MisterMetaphor
MisterMetaphor

Reputation: 6018

String concatenation optimization in the F# compiler

The C# compiler is smart enough to optimize string concatenation with the + operator into String.Concat calls.

The following code:

var a = "one";
var b = "two";
var c = "three";
var d = "four";

var x = a + b + c + d;

Is compiled into this IL:

IL_0000:  ldstr       "one"
IL_0005:  stloc.0     // a
IL_0006:  ldstr       "two"
IL_000B:  stloc.1     // b
IL_000C:  ldstr       "three"
IL_0011:  stloc.2     // c
IL_0012:  ldstr       "four"
IL_0017:  stloc.3     // d
IL_0018:  ldloc.0     // a
IL_0019:  ldloc.1     // b
IL_001A:  ldloc.2     // c
IL_001B:  ldloc.3     // d
IL_001C:  call        System.String.Concat

The compiler figured out the correct overload of String.Concat that takes 4 arguments and used that.

The F# compiler doesn't do that. Instead, each + is compiled into a separate call of String.Concat:

IL_0005:  ldstr       "one"
IL_000A:  ldstr       "two"
IL_000F:  call        System.String.Concat
IL_0014:  ldstr       "three"
IL_0019:  call        System.String.Concat
IL_001E:  ldstr       "four"
IL_0023:  call        System.String.Concat

Obviously this is because this particular optimization is not implemented in the F# compiler.

The question is why: is it technically hard to do or is there some other reason?

String concatenation is a fairly common operation and while I realize that the performance of compiled code is not a top priority, I imagine this kind of optimization would be useful in many cases.

Upvotes: 6

Views: 243

Answers (2)

Stephen Swensen
Stephen Swensen

Reputation: 22297

I am actually surprised the F# compiler doesn't do this optimization, as it falls generally under the umbrella of constants propagation and folding, which are common and relatively simple optimizations that can be applied to constants of any variety with operations known to the compiler (admittedly there may be some considerations I am not aware of).

Note that C# is cleverly using the 4 arg String.Concat overload but is neither propagating nor folding the string constants (the advantage is that this optimization works just as well for non-constant strings). On-the-other-hand, F# is propagating the constants but then neglects to fold them (who knows, maybe the JIT is smart enough to do the folding!).

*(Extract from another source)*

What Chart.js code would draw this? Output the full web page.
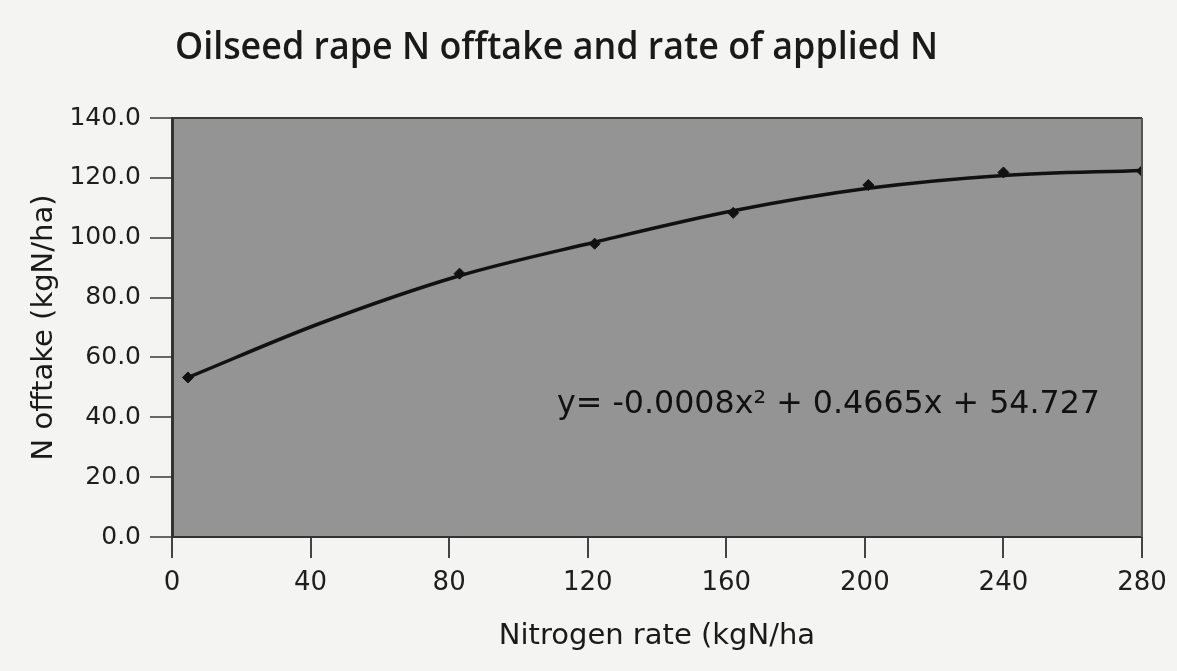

What's interesting to me is that F# does fold Int16 and Int32 constants but doesn't fold Double or Float constants (and those are just the constants I tested).

Upvotes: 4

Tomas Petricek
Tomas Petricek

Reputation: 243096

I don't think there is anything hard about the optimization - I think the main reason why it is not implemented is that it is specific to string concatenation and does not apply more generally. However, it sounds like something that would be an interesting project using the F# open source release!

That said, even the C# optimization done above is not that clever. There is no reason why the compiler shouldn't just concatenate the strings directly when they are constants and produce:

IL_0000:  ldstr   "onetwothreefour"

In other words, there is always a tradeoff between adding something that is generally useful and adding more and more special cases - the C# compiler apparently has a few more special cases related to string concatenation...

Upvotes: 9

Related Questions